RBA notes signs of “prospective improvement” in housing investment

By Larry Schlesinger
Tuesday, 06 November 2012

The two consecutive monthly rises in building approvals in August and September appears to have been a key factor in the RBA’s decision to keep the cash rate on hold at 3.25% on Melbourne Cup Day.

Building approval figures are seen as a forward indicator of future construction activity.

Today's monetary policy decision statement from RBA governor Glenn Stevens notes that there have been “some signs of ongoing growth [in the economy] though a return to very strong growth in consumption is unlikely.

Stevens goes on to say in the next sentence that while "investment in dwellings has been subdued for some time, over recent months there have been some indications of a prospective improvement".

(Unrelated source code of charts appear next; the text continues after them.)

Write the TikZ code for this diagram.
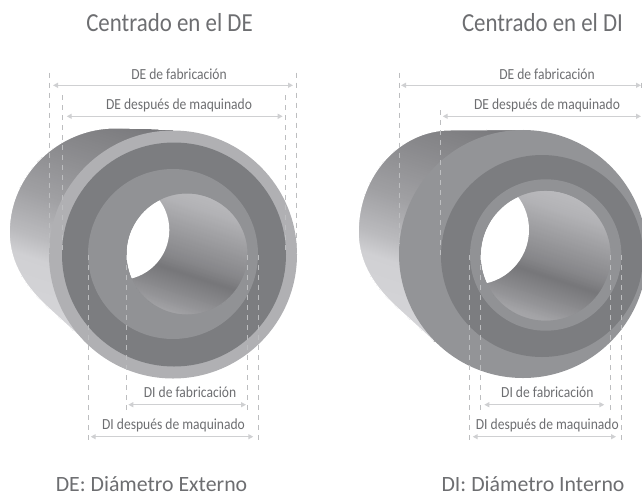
\documentclass[tikz,border=0pt]{standalone}
\usepackage{fontspec}
\setmainfont{Carlito}
\newfontfamily\narrowfont[FakeStretch=0.88]{Carlito}
\usetikzlibrary{arrows.meta}
\definecolor{rimL}{HTML}{B0B0B3}
\definecolor{rimR}{HTML}{939497}
\definecolor{darkring}{HTML}{7C7D80}
\definecolor{midring}{HTML}{919295}
\definecolor{txt}{HTML}{6D6E71}
\definecolor{dim}{HTML}{CFD0D2}
\definecolor{guide}{HTML}{BDBEC0}
% #1 centre, #2 base grey, #3 list of dist/grey/dist/grey: tilted linear gradient painted as overlapping half-planes
\newcommand\tiltgrad[3]{%
  \begin{scope}[shift={#1},rotate=-18]
    \pgfmathsetmacro\bval{#2+0.012}
    \definecolor{stripc}{rgb}{#2,#2,\bval}
    \fill[stripc] (-500,-500) rectangle (500,500);
    \foreach \dA/\gA/\dB/\gB in #3 {
      \pgfmathtruncatemacro\nsteps{max(1,abs(\dA-\dB))}
      \foreach \istep in {1,...,\nsteps}{
        \pgfmathsetmacro\dval{\dA-(\dA-\dB)*\istep/\nsteps}
        \pgfmathsetmacro\gval{\gA+(\gB-\gA)*\istep/\nsteps}
        \pgfmathsetmacro\bval{\gval+0.012}
        \definecolor{stripc}{rgb}{\gval,\gval,\bval}
        \fill[stripc] (-500,-\dval) rectangle (500,500);
      }
    }
  \end{scope}}
\tikzset{
  x=1pt,y=-1pt,
  guideline/.style={draw=guide,line width=0.9pt,dash pattern=on 5pt off 5pt},
  dimline/.style={draw=dim,line width=1.4pt,{Triangle[length=5pt,width=5pt]}-{Triangle[length=5pt,width=5pt]}},
  small/.style={text=txt,inner sep=0pt,font=\narrowfont\fontsize{15.4}{16}\selectfont},
  title/.style={text=txt,inner sep=0pt,font=\narrowfont\fontsize{26}{28}\selectfont},
  foot/.style={text=txt,inner sep=0pt,anchor=base,font=\fontsize{21.8}{24}\selectfont},
  edgesmooth/.style={draw=#1,line width=1pt}
}
\begin{document}
\begin{tikzpicture}
\useasboundingbox (0,0) rectangle (642,493);
\clip (0,0) rectangle (642,493);
% left tube
\begin{scope}
\clip (115,128.5) .. controls (58,128.5) and (9.8,175) .. (9.8,232) .. controls (9.8,265) and (27.5,288.5) .. (49.5,308.5) -- (85,341) -- (173,254) -- (173,130.5) -- cycle;
\tiltgrad{(110,230)}{.455}{{115/.455/101/.49,101/.49/60/.55,60/.55/13/.627,13/.627/-29/.733,-29/.733/-50/.816,-50/.816/-110/.835}}
\end{scope}
\draw[edgesmooth=white] (173,128.5) -- (115,128) .. controls (58,128) and (9.3,175) .. (9.3,232) .. controls (9.3,265) and (27.5,289) .. (49.5,309) -- (85,341.5);
\fill[rimL] (173,254.5) circle[radius=124pt];
\fill[darkring] (174,254.5) circle[radius=112pt];
\fill[midring] (173,254) circle[radius=85pt];
\begin{scope}
\clip (187,254) circle[radius=60.5pt];
\tiltgrad{(187,254)}{.725}{{62/.725/47/.70,47/.70/25/.627,25/.627/-6/.53,-6/.53/-19.5/.465,-19.5/.465/-47/.575,-47/.575/-60/.64,-60/.64/-70/.66}}
\fill[white] (119.3,230) circle[radius=50pt];
\end{scope}
\draw[edgesmooth=midring] (187,254) circle[radius=61pt];
% right tube
\begin{scope}
\clip (450,130.5) .. controls (400,130.5) and (358.8,175) .. (358.8,232) .. controls (358.8,265) and (376.5,288.5) .. (398.5,308.5) -- (434,341) -- (523,254) -- (523,129.5) -- cycle;
\tiltgrad{(459,230)}{.455}{{115/.455/101/.49,101/.49/60/.55,60/.55/13/.627,13/.627/-29/.733,-29/.733/-50/.816,-50/.816/-110/.835}}
\end{scope}
\draw[edgesmooth=white] (523,129.5) -- (450,130) .. controls (400,130) and (358.3,175) .. (358.3,232) .. controls (358.3,265) and (376.5,289) .. (398.5,309) -- (434,341.5);
\fill[rimR] (523,254) circle[radius=124pt];
\fill[darkring] (542,256) circle[radius=101pt];
\fill[midring] (545.7,255) circle[radius=75.7pt];
\begin{scope}
\clip (545.7,255.7) circle[radius=65pt];
\tiltgrad{(545.7,255.7)}{.725}{{62/.725/47/.70,47/.70/25/.627,25/.627/-6/.53,-6/.53/-19.5/.465,-19.5/.465/-47/.575,-47/.575/-60/.64,-60/.64/-70/.66}}
\fill[white] (474.2,229.8) circle[radius=54.8pt];
\end{scope}
\draw[edgesmooth=midring] (545.7,255.7) circle[radius=65.5pt];
% guide lines, left
\draw[guideline] (49.5,72.7) -- (49.5,253);
\draw[guideline] (296.7,72.7) -- (296.7,253);
\draw[guideline] (62.3,95) -- (62.3,253);
\draw[guideline] (285.7,95) -- (285.7,253);
\draw[guideline] (88,255) -- (88,440);
\draw[guideline] (258.3,255) -- (258.3,440);
\draw[guideline] (126,255) -- (126,410);
\draw[guideline] (247.3,255) -- (247.3,410);
% guide lines, right
\draw[guideline] (399,72.7) -- (399,243);
\draw[guideline] (440.7,110) -- (440.7,255);
\draw[guideline] (641.3,82.7) -- (641.3,88);
\draw[guideline] (469.7,255) -- (469.7,440);
\draw[guideline] (621,255) -- (621,440);
\draw[guideline] (480.3,255) -- (480.3,410);
\draw[guideline] (610.3,255) -- (610.3,410);
% dimension arrows
\draw[dimline] (53,85.3) -- (293,85.3);
\draw[dimline] (66.7,116.3) -- (282.7,116.3);
\draw[dimline] (128.3,404.7) -- (246,404.7);
\draw[dimline] (90.7,436.7) -- (253.3,436.7);
\draw[dimline] (401,85.3) -- (641,85.3);
\draw[dimline] (442.7,116.3) -- (641,116.3);
\draw[dimline] (484.3,404.7) -- (604.3,404.7);
\draw[dimline] (472.7,436.7) -- (616,436.7);
% labels
\node[title] (t1) at (169.5,23) {Centrado en el DE};
\node[title] (t2) at (542.5,23) {Centrado en el DI};
\node[small] (a1) at (179,74) {DE de fabricación};
\node[small] (a2) at (179,105) {DE después de maquinado};
\node[small] (a3) at (190,392.7) {DI de fabricación};
\node[small] (a4) at (173.5,425) {DI después de maquinado};
\node[small] (b1) at (547,74) {DE de fabricación};
\node[small] (b2) at (547,105) {DE después de maquinado};
\node[small] (b3) at (547.3,392.7) {DI de fabricación};
\node[small] (b4) at (547.3,425) {DI después de maquinado};
\node[foot] (f1) at (151.5,491.5) {DE: Diámetro Externo};
\node[foot] (f2) at (533,491.5) {DI: Diámetro Interno};
\end{tikzpicture}
\end{document}
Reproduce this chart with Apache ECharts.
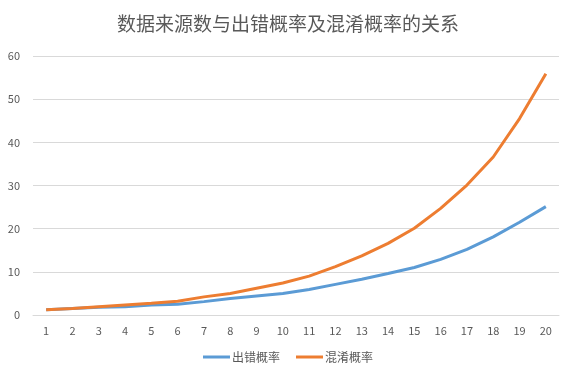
<!DOCTYPE html>
<html>
<head>
<meta charset="utf-8">
<script src="https://cdn.jsdelivr.net/npm/echarts@6/dist/echarts.min.js"></script>
<style>html,body{margin:0;padding:0;background:#fff}#c{width:576px;height:376px}</style>
</head>
<body>
<div id="c"></div>
<script>
var categories = ['1','2','3','4','5','6','7','8','9','10','11','12','13','14','15','16','17','18','19','20'];
var errorProb = [1.2, 1.5, 1.8, 1.9, 2.3, 2.5, 3.1, 3.8, 4.4, 5.0, 5.9, 7.1, 8.3, 9.6, 11.0, 12.9, 15.2, 18.1, 21.5, 25.1];
var confuseProb = [1.2, 1.5, 1.9, 2.3, 2.7, 3.2, 4.2, 5.0, 6.2, 7.4, 9.0, 11.2, 13.7, 16.6, 20.1, 24.7, 30.1, 36.6, 45.5, 55.9];
var seriesNames = ['出错概率', '混淆概率'];
var titleText = '数据来源数与出错概率及混淆概率的关系';

var chart = echarts.init(document.getElementById('c'), null, {renderer: 'canvas'});
var font = '"Noto Sans CJK SC", "Noto Sans", sans-serif';
chart.setOption({
  animation: false,
  backgroundColor: '#fff',
  title: {
    text: titleText, left: 'center', top: 9,
    textStyle: {fontFamily: font, fontSize: 19, fontWeight: 'normal', color: '#595959'}
  },
  legend: {
    bottom: 8, left: 'center', icon: 'rect', itemWidth: 27, itemHeight: 3, itemGap: 16,
    textStyle: {fontFamily: font, fontSize: 12, color: '#595959', padding: [0, 0, 0, -3]},
    data: seriesNames
  },
  grid: {left: 33, right: 17, top: 56, bottom: 61, containLabel: false},
  xAxis: {
    type: 'category', data: categories, boundaryGap: true,
    axisLine: {lineStyle: {color: '#d9d9d9'}},
    axisTick: {show: false},
    axisLabel: {color: '#595959', fontSize: 11, fontFamily: font, margin: 10}
  },
  yAxis: {
    type: 'value', min: 0, max: 60, interval: 10,
    axisLine: {show: false}, axisTick: {show: false},
    axisLabel: {color: '#595959', fontSize: 11, fontFamily: font, margin: 13},
    splitLine: {lineStyle: {color: '#d9d9d9'}}
  },
  series: [
    {name: seriesNames[0], type: 'line', data: errorProb, showSymbol: false, symbol: 'none',
     lineStyle: {width: 3, color: '#5B9BD5'}, itemStyle: {color: '#5B9BD5'}},
    {name: seriesNames[1], type: 'line', data: confuseProb, showSymbol: false, symbol: 'none',
     lineStyle: {width: 3, color: '#ED7D31'}, itemStyle: {color: '#ED7D31'}}
  ]
});
</script>
</body>
</html>
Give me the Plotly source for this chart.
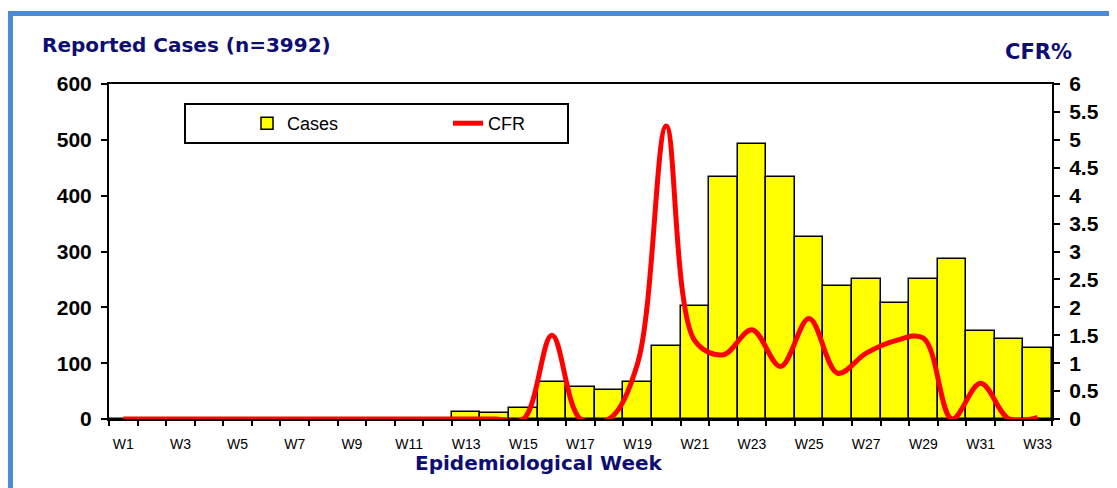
import plotly.graph_objects as go

weeks = ["W%d" % i for i in range(1, 34)]
cases = [0, 0, 0, 0, 0, 0, 0, 0, 0, 0, 0, 0, 13, 10, 20, 67, 57, 52, 67, 131,
         203, 433, 492, 433, 326, 239, 250, 207, 250, 286, 157, 143, 128]
cfr = [0, 0, 0, 0, 0, 0, 0, 0, 0, 0, 0, 0, 0, 0, 0, 1.5, 0, 0, 1.0, 5.25,
       1.4, 1.15, 1.6, 0.94, 1.8, 0.82, 1.18, 1.4, 1.45, 0, 0.64, 0, 0.03]
left_ticks = [0, 100, 200, 300, 400, 500, 600]
right_ticks = [0, 0.5, 1, 1.5, 2, 2.5, 3, 3.5, 4, 4.5, 5, 5.5, 6]

xi = list(range(1, len(weeks) + 1))
label_idx = xi[::2]
label_txt = weeks[::2]

# page is offset by the 8px body margin of the html page
O = 8
PW, PH = 1117, 488
W, H = PW - O, PH - O
# plot area in page coordinates
PL, PR, PT, PB = 109, 1052, 84, 419
L, R, T, B = PL - O, PR - O, PT - O, PB - O


def px(x):
    return (x - PL) / (PR - PL)


def py(y):
    return (PB - y) / (PB - PT)


navy = "#0d0d73"

fig = go.Figure()
fig.add_trace(go.Bar(
    x=xi, y=cases, name="Cases",
    marker=dict(color="#ffff00", line=dict(color="black", width=1.5)),
))
fig.add_trace(go.Scatter(
    x=xi, y=cfr, name="CFR", yaxis="y2", mode="lines",
    line=dict(color="#ff0000", width=5, shape="spline", smoothing=1.0),
))

fig.update_layout(
    width=W, height=H,
    margin=dict(l=L, r=W - R, t=T, b=H - B, pad=0),
    paper_bgcolor="white", plot_bgcolor="white",
    bargap=0,
    showlegend=True,
    legend=dict(
        orientation="h", x=px(247), y=py(105), xanchor="left", yanchor="top",
        bgcolor="rgba(0,0,0,0)", borderwidth=0,
        font=dict(family="Liberation Sans, Arial", size=18, color="black"),
        entrywidth=156, entrywidthmode="pixels",
    ),
    xaxis=dict(
        range=[0.5, len(weeks) + 0.5],
        tickvals=label_idx, ticktext=label_txt,
        ticks="", showgrid=False, zeroline=False,
        showline=True, linecolor="black", linewidth=2, mirror=True,
        tickfont=dict(family="Liberation Sans, Arial", size=14, color="black"),
        ticklabelstandoff=11,
        minor=dict(tickvals=[i + 0.5 for i in range(0, len(weeks) + 1)],
                   ticks="outside", ticklen=5, tickwidth=2, tickcolor="black"),
    ),
    yaxis=dict(
        range=[0, 600], tickvals=left_ticks,
        ticks="outside", ticklen=6, tickwidth=2, tickcolor="black",
        showgrid=False, zeroline=False,
        showline=True, linecolor="black", linewidth=2,
        tickfont=dict(family="Liberation Sans, Arial", size=21, color="black", weight="bold"),
        ticklabelstandoff=5,
    ),
    yaxis2=dict(
        range=[0, 6], tickvals=right_ticks, overlaying="y", side="right",
        ticks="outside", ticklen=6, tickwidth=2, tickcolor="black",
        showgrid=False, zeroline=False,
        showline=True, linecolor="black", linewidth=2,
        tickfont=dict(family="Liberation Sans, Arial", size=21, color="black", weight="bold"),
        ticklabelstandoff=5,
    ),
    shapes=[
        dict(type="line", xref="paper", yref="paper",
             x0=px(8), x1=px(PW + 5), y0=py(13.5), y1=py(13.5),
             line=dict(color="#4a8ad8", width=5)),
        dict(type="line", xref="paper", yref="paper",
             x0=px(10.5), x1=px(10.5), y0=py(11), y1=py(PH + 5),
             line=dict(color="#4a8ad8", width=5)),
        dict(type="rect", xref="paper", yref="paper",
             x0=px(185), x1=px(568), y0=py(104), y1=py(143),
             line=dict(color="black", width=2), fillcolor="rgba(0,0,0,0)"),
    ],
    annotations=[
        dict(text="Reported Cases (n=3992)", xref="paper", yref="paper",
             x=px(40), y=py(45), xanchor="left", yanchor="middle", showarrow=False,
             font=dict(family="DejaVu Sans", size=20, color=navy, weight="bold")),
        dict(text="CFR%", xref="paper", yref="paper",
             x=px(1038), y=py(52), xanchor="center", yanchor="middle", showarrow=False,
             font=dict(family="DejaVu Sans", size=21, color=navy, weight="bold")),
        dict(text="Epidemiological Week", xref="paper", yref="paper",
             x=px(539), y=py(463), xanchor="center", yanchor="middle", showarrow=False,
             font=dict(family="DejaVu Sans", size=20, color=navy, weight="bold")),
    ],
)

fig.write_html("out.html")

In contrast, he says “non-residential building investment has remained weak”.

ABS data shows that the number of dwellings approved for construction rose 7.8% to 13,338 in September 2012 in seasonally adjusted terms following a 6.4% rise in August.

These two increases partially reversed a 21.2% decline in dwelling approvals in July.

Over the year to September, approvals for houses are down 1.8%.

However the peak residential building industry body, the Housing Industry Association, said the RBA had got its cash rate call wrong.

“Signs of a new home building recovery are tentative and cracks are already appearing, renovations activity is falling, housing prices are benign, and wider inflationary pressures are in check. Against this backdrop it is disappointing that rates were left on hold today,” says HIA chief economist, Dr Harley Dale.

“Today’s lack of action is inconsistent with the indication that was conveyed to households and businesses by a renewed easing of interest rates in October, which followed a mid-year period of steady rates and mixed messages,” says Dale.